## TASK DESCRIPTION
Starting at the first line of the listing below, retype each line up to and including the one that contains "type P = [number, number];". Leave pictures out.
━━━━━ DATASET EXTRACT
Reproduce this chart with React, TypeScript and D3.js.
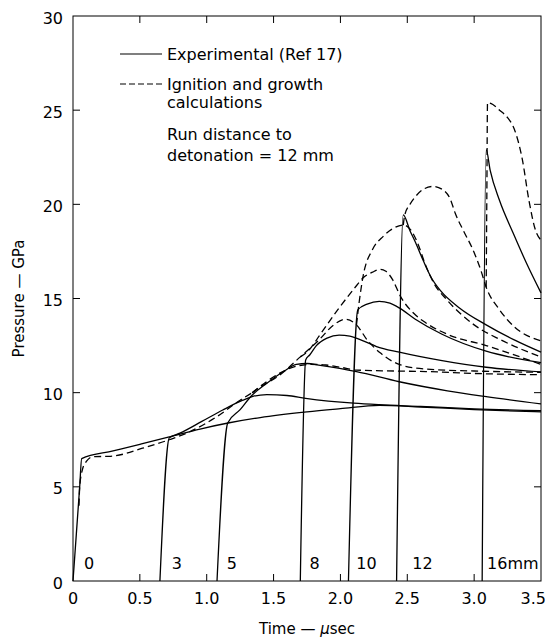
import React from "react";
import * as d3 from "d3";

type P = [number, number];

// Experimental gauge records (solid), time µs, pressure GPa
const exp0: P[] = [[0.0, 0], [0.05, 5.0], [0.065, 6.5], [0.3, 6.91], [0.5, 7.26], [0.72, 7.65], [0.95, 8.07], [1.16, 8.39], [1.4, 8.68], [1.75, 8.98], [2.0, 9.15], [2.29, 9.33], [2.6, 9.24], [3.0, 9.1], [3.5, 8.98]];
const exp3: P[] = [[0.65, 0], [0.72, 7.6], [0.8, 7.85], [0.96, 8.46], [1.12, 9.08], [1.27, 9.6], [1.345, 9.8], [1.45, 9.9], [1.6, 9.85], [1.74, 9.7], [2.1, 9.44], [2.29, 9.36], [2.6, 9.27], [3.0, 9.14], [3.5, 9.04]];
const exp5: P[] = [[1.077, 0], [1.157, 8.39], [1.25, 9.1], [1.33, 9.8], [1.45, 10.5], [1.58, 11.15], [1.67, 11.5], [1.75, 11.55], [1.85, 11.45], [2.12, 11.12], [2.44, 10.58], [2.8, 10.1], [3.09, 9.79], [3.5, 9.4]];
const exp8: P[] = [[1.7, 0], [1.74, 11.74], [1.77, 12.0], [1.82, 12.5], [1.9, 12.9], [1.99, 13.06], [2.07, 13.0], [2.17, 12.75], [2.27, 12.45], [2.44, 12.15], [2.76, 11.7], [3.09, 11.35], [3.5, 11.1]];
const exp10: P[] = [[2.06, 0], [2.13, 14.4], [2.2, 14.7], [2.29, 14.85], [2.37, 14.75], [2.44, 14.5], [2.56, 13.9], [2.76, 13.1], [3.09, 12.2], [3.5, 11.6]];
const exp12: P[] = [[2.42, 0], [2.47, 19.44], [2.52, 18.6], [2.56, 18.0], [2.62, 17.0], [2.68, 16.1], [2.75, 15.4], [2.89, 14.5], [3.09, 13.6], [3.3, 12.8], [3.5, 12.15]];
const exp16: P[] = [[3.06, 0], [3.09, 22.9], [3.12, 21.8], [3.19, 20.2], [3.29, 18.5], [3.39, 16.9], [3.5, 15.3]];

// Ignition and growth calculations (dashed)
const calc0: P[] = [[0.045, 4.0], [0.05, 5.0], [0.07, 5.9], [0.1, 6.35], [0.15, 6.6], [0.28, 6.62], [0.52, 7.05], [0.72, 7.5], [0.85, 7.85], [1.07, 8.7], [1.25, 9.6], [1.34, 10.0]];
const calc5: P[] = [[1.34, 10.0], [1.45, 10.6], [1.55, 11.05], [1.67, 11.4], [1.78, 11.5], [1.89, 11.47], [2.0, 11.35], [2.12, 11.2], [2.4, 11.15], [2.64, 11.12], [3.0, 11.02], [3.5, 10.95]];
const calc8: P[] = [[1.34, 10.0], [1.4, 10.3], [1.54, 10.9], [1.7, 11.9], [1.84, 12.8], [1.95, 13.6], [2.04, 13.9], [2.12, 13.6], [2.2, 12.8], [2.3, 12.1], [2.44, 11.5], [2.64, 11.25], [3.0, 11.15], [3.5, 11.08]];
const calc10: P[] = [[1.7, 11.9], [1.77, 12.3], [1.84, 13.0], [1.99, 14.5], [2.1, 15.5], [2.17, 16.1], [2.24, 16.4], [2.3, 16.55], [2.34, 16.45], [2.39, 16.0], [2.45, 15.1], [2.55, 14.2], [2.64, 13.7], [2.8, 13.1], [3.09, 12.5], [3.5, 11.5]];
const calc12a: P[] = [[2.12, 13.6], [2.14, 14.8], [2.17, 16.2], [2.24, 17.6], [2.32, 18.3], [2.39, 18.7], [2.47, 18.9], [2.53, 18.6], [2.58, 17.9], [2.63, 16.9], [2.7, 15.8], [2.8, 14.9], [3.0, 13.6], [3.2, 12.8], [3.5, 11.9]];
const calc12b: P[] = [[2.47, 18.9], [2.48, 19.4], [2.52, 20.0], [2.56, 20.4], [2.62, 20.8], [2.69, 20.95], [2.76, 20.8], [2.82, 20.3], [2.86, 19.5], [2.92, 18.6], [2.99, 17.6], [3.05, 16.5], [3.09, 15.6], [3.19, 14.4], [3.3, 13.5], [3.5, 12.75]];
const calc16: P[] = [[3.09, 15.6], [3.095, 20.5], [3.1, 25.4], [3.14, 25.3], [3.19, 25.0], [3.25, 24.6], [3.3, 24.0], [3.36, 22.4], [3.41, 20.2], [3.46, 18.6], [3.5, 18.1]];

const experimental = [exp0, exp3, exp5, exp8, exp10, exp12, exp16];
const calculated = [calc0, calc5, calc8, calc10, calc12a, calc12b, calc16];

const gaugeLabels = ["0", "3", "5", "8", "10", "12", "16mm"];
const gaugeLabelT = [0.082, 0.739, 1.149, 1.769, 2.119, 2.537, 3.097];

const xTicks = [0, 0.5, 1.0, 1.5, 2.0, 2.5, 3.0, 3.5];
const xTickLabels = ["0", "0.5", "1.0", "1.5", "2.0", "2.5", "3.0", "3.5"];
const yTicks = [0, 5, 10, 15, 20, 25, 30];

const legendItems = ["Experimental (Ref 17)", "Ignition and growth", "calculations"];
const noteLines = ["Run distance to", "detonation = 12 mm"];

export default function App() {
  const W = 548, H = 639;
  const x = d3.scaleLinear().domain([0, 3.5]).range([73, 541]);
  const y = d3.scaleLinear().domain([0, 30]).range([581, 16]);
  const line = d3.line<P>().x(d => x(d[0])).y(d => y(d[1])).curve(d3.curveMonotoneX);
  const font = "'DejaVu Sans', 'Liberation Sans', Arial, sans-serif";
  const tk = 7;
  return (
    <svg width={W} height={H} style={{ position: "absolute", left: 0, top: 0, background: "#fff" }} fontFamily={font}>
      <rect x={0} y={0} width={W} height={H} fill="#fff" />
      {/* frame */}
      <rect x={x(0)} y={y(30)} width={x(3.5) - x(0)} height={y(0) - y(30)} fill="none" stroke="#000" strokeWidth={1} />
      {/* ticks */}
      {xTicks.slice(1, -1).map(t => (
        <g key={"xt" + t}>
          <line x1={x(t)} x2={x(t)} y1={y(0)} y2={y(0) - tk} stroke="#000" />
          <line x1={x(t)} x2={x(t)} y1={y(30)} y2={y(30) + tk} stroke="#000" />
        </g>
      ))}
      {yTicks.slice(1, -1).map(v => (
        <g key={"yt" + v}>
          <line x1={x(0)} x2={x(0) + tk} y1={y(v)} y2={y(v)} stroke="#000" />
          <line x1={x(3.5)} x2={x(3.5) - tk} y1={y(v)} y2={y(v)} stroke="#000" />
        </g>
      ))}
      {xTicks.map((t, i) => {
        const last = i === xTicks.length - 1;
        return (
          <text key={"xl" + t} x={last ? W - 2 : x(t)} y={y(0) + 23} fontSize={16} textAnchor={last ? "end" : "middle"}>{xTickLabels[i]}</text>
        );
      })}
      {yTicks.map(v => (
        <text key={"yl" + v} x={x(0) - 10} y={y(v) + 7.5} fontSize={16} textAnchor="end">{v}</text>
      ))}
      <text x={307} y={634} fontSize={15} textAnchor="middle">Time — <tspan fontStyle="italic">µ</tspan>sec</text>
      <text transform={`translate(24, ${y(15)}) rotate(-90)`} fontSize={15} textAnchor="middle">Pressure — GPa</text>

      {/* curves */}
      {calculated.map((c, i) => (
        <path key={"c" + i} d={line(c) || ""} fill="none" stroke="#000" strokeWidth={1.3} strokeDasharray="7,4" />
      ))}
      {experimental.map((c, i) => (
        <path key={"e" + i} d={line(c) || ""} fill="none" stroke="#000" strokeWidth={1.3} />
      ))}

      {gaugeLabels.map((l, i) => (
        <text key={"g" + i} x={x(gaugeLabelT[i])} y={y(0) - 12} fontSize={16}>{l}</text>
      ))}

      {/* legend */}
      <line x1={120} x2={162} y1={54} y2={54} stroke="#000" strokeWidth={1.2} />
      <line x1={120} x2={162} y1={84} y2={84} stroke="#000" strokeWidth={1.2} strokeDasharray="6,3" />
      <text x={167} y={60} fontSize={16}>{legendItems[0]}</text>
      <text x={167} y={90} fontSize={16}>{legendItems[1]}</text>
      <text x={167} y={108} fontSize={16}>{legendItems[2]}</text>
      <text x={167} y={140} fontSize={16}>{noteLines[0]}</text>
      <text x={167} y={161} fontSize={16}>{noteLines[1]}</text>
    </svg>
  );
}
━━━━━━━━━━
## COMPLETED TASK
Reproduce this chart with React, TypeScript and D3.js.
import React from "react";
import * as d3 from "d3";

type P = [number, number];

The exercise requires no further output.